Ukay memaparkan alasan adanya indikasi kartel terkait melonjaknya harga minyak goreng beberapa waktu lalu, dengan menyebut terdapat sinyal-sinyal praktik kartel.
"Di hulunya mereka menguasai, di hilirnya mereka menguasai. Tapi, mereka tetap mengacu pada harga internasional. Hal ini karena mereka yakin, kalaupun harga minyak gorengnya dinaikkan, mereka akan tetap laku di pasaran karena permintaan terhadap minyak goreng ini cenderung elastis," ujar Ukay.
Selanjutnya Ukay memaparkan, ketika ada kenaikan harga Crude Palm Oil (CPO), maka situasi tersebut dijadikan momentum untuk pelaku usaha minyak goreng pada perusahaan besar untuk menaikkan harga. Padahal seharusnya mereka yang pabriknya terintegrasi secara vertikal dengan kebun sawit, mendapat pasokan dari kebunnya sendiri.
Ukay menjelaskan, yang menjadi perhatian KPPU adalah selain pabrik minyak goreng tersebut terintegrasi dengan kebun sawit milik mereka sendiri, perusahaan-perusahaan tersebut juga menaikkan harga jual secara bersamaan.
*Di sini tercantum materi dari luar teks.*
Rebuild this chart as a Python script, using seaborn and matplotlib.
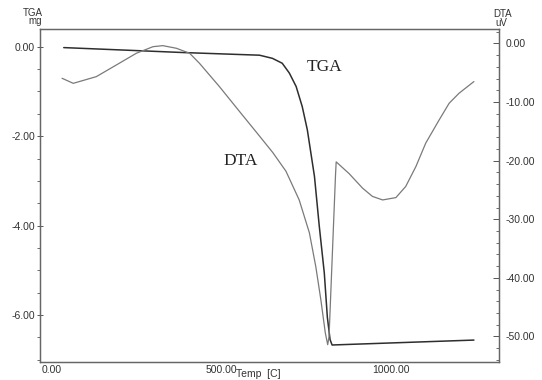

Padahal, jika terjadi kenaikan di produk minyak goreng misalnya PT A , maka PT B akan mengambil alih pasar PT A dengan tidak ikut menaikkan harga.
Namun yang terjadi justru para pemain besar minyak goreng tersebut menaikkan harga secara kompak."Nah, ketika kenaikan ini terjadi, pemerintah sampai harus turun tangan mengintervensi harga dengan kebijakan satu harga di level Rp14.000 per liter dan terbukti tidak efektif. Sehingga merubah lagi kebijakan dengan Domestic Market Obligation (DMO) dan Domestic Price Obligation (DPO)," ungkap Ukay.
KPPU kata dia, melihat adanya praktek oligopoli, sehingga intervensi yang dilakukan di hilir dinilai kurang efektif tanpa pembenahan struktur industrinya dari hulu.
"Tentunya intervensi pasar di hilir tanpa membenahi struktur industrinya menjadi kurang efektif, karena posisi tahap awalnya ada di perusahaan-perusahaan besar tersebut," tanasnya.